Opportunity Insights–a team of researchers and policy analysts–looked at a decade’s worth of tax and college enrollment data that allowed it to provide the most robust picture to date of who goes where in higher education. From 1999 to 2010, Washington and Lee enrolled more students from households in the top 1% of income for the US than it did students from the bottom 60% (Figure 1).
Figure 1
Even more unbelievable, Washington and Lee enrolled about the same number of students from the bottom 40% for income as it did from the top tenth of a percent.
Figure 2
How could a university whose student body so heavily overrepresented the wealthy a decade ago be rated number two for social mobility in 2020?
One plausible explanation is that Washington and Lee made very large strides in enrolling low-income and working-class students in the past decade. The evidence does not support this claim.
Compare Washington and Lee’s enrollment rate for students who receive Pell Grants to the rate at top-rated Berea College. Pell Grants typically go to students from households with income below $60,000, which is close to half the household in the nation. About 30% of all undergraduates receive Pell aid. Although Washington and Lee did improve its Pell enrollment rate from 6% in 2009 to 9.5% in 2017, it maintained one of the lowest Pell enrollment rates in the nation. It continued throughout to rank in the bottom five percent of all colleges nationwide in terms of Pell Grant student enrollment. During this same period, more than 80% of Berea College students received Pell Grants.
Figure 3
The problems with Washington Monthly’s rankings are simple.
First, a quarter of a college’s social mobility score comes from students’ earnings after graduation and loan repayment rates. Washington and Lee students earn much more than the magazine’s model predicts, in part because that prediction is made against the location of a college. This approach might make sense for a regional public university, but it does not work for a liberal arts college that draws students from across the nation.
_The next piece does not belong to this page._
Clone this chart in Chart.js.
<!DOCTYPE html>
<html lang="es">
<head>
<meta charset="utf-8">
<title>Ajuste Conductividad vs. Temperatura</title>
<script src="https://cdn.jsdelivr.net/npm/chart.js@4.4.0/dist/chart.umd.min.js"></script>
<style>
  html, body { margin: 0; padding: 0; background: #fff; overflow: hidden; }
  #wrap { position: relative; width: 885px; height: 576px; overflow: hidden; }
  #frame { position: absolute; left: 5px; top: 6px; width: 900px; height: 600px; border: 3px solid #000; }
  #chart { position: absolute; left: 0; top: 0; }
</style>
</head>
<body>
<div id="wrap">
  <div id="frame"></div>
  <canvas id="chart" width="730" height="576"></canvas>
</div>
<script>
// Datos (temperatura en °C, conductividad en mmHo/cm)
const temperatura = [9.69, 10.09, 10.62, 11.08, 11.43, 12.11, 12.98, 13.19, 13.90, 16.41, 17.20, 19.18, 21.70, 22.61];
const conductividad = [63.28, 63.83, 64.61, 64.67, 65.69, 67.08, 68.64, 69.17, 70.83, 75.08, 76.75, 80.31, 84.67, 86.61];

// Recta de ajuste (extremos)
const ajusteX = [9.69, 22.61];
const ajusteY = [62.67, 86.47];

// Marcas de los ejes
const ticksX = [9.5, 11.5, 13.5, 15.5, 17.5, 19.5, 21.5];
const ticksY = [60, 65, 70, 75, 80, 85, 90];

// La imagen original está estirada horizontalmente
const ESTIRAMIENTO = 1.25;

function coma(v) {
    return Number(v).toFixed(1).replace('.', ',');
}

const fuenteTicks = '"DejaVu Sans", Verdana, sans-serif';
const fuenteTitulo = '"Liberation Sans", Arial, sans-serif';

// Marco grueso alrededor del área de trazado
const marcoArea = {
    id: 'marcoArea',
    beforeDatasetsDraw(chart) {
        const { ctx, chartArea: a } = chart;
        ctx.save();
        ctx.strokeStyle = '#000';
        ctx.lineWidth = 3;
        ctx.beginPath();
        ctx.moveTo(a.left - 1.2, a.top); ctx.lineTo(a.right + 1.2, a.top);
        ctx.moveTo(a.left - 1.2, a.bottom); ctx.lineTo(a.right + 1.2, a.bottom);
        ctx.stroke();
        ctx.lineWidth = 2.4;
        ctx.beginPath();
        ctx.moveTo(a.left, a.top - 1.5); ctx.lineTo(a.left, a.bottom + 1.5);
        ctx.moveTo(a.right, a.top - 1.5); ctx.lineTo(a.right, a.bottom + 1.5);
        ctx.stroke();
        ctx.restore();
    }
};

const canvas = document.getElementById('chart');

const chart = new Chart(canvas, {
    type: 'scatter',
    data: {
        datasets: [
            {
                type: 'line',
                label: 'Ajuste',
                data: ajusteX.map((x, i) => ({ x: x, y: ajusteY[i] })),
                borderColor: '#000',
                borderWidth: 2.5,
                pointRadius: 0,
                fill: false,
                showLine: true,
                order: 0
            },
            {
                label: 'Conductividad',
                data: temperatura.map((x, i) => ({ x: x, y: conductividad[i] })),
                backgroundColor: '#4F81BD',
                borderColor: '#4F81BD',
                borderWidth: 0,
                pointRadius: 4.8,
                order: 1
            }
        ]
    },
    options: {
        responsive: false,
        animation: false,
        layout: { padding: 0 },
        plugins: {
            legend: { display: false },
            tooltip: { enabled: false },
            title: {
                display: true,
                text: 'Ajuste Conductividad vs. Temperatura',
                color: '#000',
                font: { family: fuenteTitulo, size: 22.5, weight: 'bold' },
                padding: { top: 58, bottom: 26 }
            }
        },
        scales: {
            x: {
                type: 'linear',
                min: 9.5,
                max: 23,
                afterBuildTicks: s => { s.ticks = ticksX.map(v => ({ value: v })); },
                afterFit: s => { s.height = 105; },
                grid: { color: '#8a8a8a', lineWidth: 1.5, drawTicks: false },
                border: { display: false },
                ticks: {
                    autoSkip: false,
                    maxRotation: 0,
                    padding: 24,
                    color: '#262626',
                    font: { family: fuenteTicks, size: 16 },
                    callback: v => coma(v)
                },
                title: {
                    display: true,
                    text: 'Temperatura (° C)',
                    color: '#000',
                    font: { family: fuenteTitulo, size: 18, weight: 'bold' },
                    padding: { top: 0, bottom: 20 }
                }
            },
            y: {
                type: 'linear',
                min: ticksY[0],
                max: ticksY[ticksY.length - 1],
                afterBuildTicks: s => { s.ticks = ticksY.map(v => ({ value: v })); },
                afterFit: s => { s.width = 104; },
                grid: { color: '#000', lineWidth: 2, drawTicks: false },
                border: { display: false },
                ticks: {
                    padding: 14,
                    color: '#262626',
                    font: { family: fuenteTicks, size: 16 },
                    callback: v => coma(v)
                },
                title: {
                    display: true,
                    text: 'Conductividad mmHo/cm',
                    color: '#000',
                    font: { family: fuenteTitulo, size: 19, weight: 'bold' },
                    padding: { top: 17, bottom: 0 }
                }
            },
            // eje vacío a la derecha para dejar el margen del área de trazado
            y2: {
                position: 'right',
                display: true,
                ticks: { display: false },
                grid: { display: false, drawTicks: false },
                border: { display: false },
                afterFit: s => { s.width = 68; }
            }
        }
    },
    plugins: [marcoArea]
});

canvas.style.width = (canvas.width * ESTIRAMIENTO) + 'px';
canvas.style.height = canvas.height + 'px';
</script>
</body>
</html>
Washington and Lee is located in rural Virginia, but more than 80% of its undergrads come from out of state.
Washington Monthly’s rankings make no distinction between earnings outcomes for Pell Grant-eligible students and those who are not, because the federal government does not publish that data. (It should). As a result, we do not know whether the few students who come from families in the bottom 40% of the income scale that Washington and Lee enrolls are seeing the benefits that their rich classmates are. It is no surprise, either, that a school with lots of wealthy students has graduates earning high incomes. Nepotism and social networking are a hell of a jobs program.
Second, the Washington Monthly rankings focus too little on where students come from, specifically their economic class and environmental background. The top-ranked liberal arts colleges appear to provide great support for the low-income students they enroll. They just don’t enroll nearly enough of them. According to the Washington Monthly, Washington and Lee graduated only 46 students with Pell Grants. Claremont McKenna graduated only 30, and, bizarrely, Providence Christian College in California (#5 for social mobility) graduated just three! Three!
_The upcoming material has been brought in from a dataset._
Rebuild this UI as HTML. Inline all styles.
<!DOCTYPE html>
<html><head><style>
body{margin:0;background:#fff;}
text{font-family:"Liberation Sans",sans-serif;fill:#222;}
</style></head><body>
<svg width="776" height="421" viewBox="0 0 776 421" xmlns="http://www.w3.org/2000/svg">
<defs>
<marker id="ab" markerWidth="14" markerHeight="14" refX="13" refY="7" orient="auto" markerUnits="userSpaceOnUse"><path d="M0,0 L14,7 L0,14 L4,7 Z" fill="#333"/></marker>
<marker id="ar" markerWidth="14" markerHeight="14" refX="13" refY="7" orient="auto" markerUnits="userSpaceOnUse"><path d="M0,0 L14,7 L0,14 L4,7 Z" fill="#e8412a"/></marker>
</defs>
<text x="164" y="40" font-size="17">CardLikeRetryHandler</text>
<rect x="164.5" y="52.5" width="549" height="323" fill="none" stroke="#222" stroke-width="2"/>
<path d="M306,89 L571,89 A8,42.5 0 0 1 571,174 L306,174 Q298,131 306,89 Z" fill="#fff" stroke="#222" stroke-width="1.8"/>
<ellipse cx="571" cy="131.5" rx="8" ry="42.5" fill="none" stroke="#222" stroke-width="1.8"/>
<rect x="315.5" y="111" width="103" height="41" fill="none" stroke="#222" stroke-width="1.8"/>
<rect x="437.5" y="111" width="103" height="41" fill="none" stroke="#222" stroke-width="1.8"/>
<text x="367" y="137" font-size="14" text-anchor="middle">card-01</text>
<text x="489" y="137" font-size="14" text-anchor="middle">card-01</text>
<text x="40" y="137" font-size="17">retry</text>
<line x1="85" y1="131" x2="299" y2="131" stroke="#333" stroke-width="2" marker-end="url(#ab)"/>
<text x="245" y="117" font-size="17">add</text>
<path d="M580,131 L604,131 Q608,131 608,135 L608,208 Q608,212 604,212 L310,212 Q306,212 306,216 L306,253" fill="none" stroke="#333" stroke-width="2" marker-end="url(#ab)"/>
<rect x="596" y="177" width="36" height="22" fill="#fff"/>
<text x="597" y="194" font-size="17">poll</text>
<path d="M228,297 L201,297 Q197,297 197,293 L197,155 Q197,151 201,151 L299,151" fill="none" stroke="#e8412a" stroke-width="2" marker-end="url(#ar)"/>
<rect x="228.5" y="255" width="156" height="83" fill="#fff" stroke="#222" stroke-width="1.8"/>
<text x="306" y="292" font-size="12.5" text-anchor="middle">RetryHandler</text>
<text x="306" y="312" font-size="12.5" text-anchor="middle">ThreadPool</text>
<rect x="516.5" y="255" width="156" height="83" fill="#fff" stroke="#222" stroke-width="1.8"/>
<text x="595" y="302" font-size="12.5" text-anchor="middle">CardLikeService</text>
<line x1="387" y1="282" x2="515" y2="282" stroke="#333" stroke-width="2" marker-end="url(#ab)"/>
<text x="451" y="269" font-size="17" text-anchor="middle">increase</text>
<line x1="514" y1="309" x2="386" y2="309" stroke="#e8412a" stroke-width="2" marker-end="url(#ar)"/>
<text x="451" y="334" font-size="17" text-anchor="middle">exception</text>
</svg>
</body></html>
Opportunity Insights data reveal that several of the colleges in Washington Monthly’s top ten for social mobility have a terrible record when it comes to socioeconomic diversity. Figure 4 shows the portion of a college’s undergraduates that came from each economic quintile. Those thick bands of green dominating the graphs? They belong to students who come from the top fifth of households in terms of income. At Washington and Lee, the top 20% made up more than 80% of the student population.
The whole point of the Washington Monthly college rankings is to call attention to institutions that are serving society and encourage others to follow suit. This mission cannot succeed if it continues to overrate colleges like Washington and Lee. The magazine needs to change its methodology to include a much larger role for access alongside outcomes.
A coalition of education and civil rights groups from the Center for American Progress to UnidosUS have called on all colleges to evidence “a meaningful commitment” to diversity, inclusion and socioeconomic mobility that stretches from recruitment and admissions to financial aid, student support and completion.
Higher education can be a powerful elevator of social mobility, but only if working class students are allowed inside the elevator.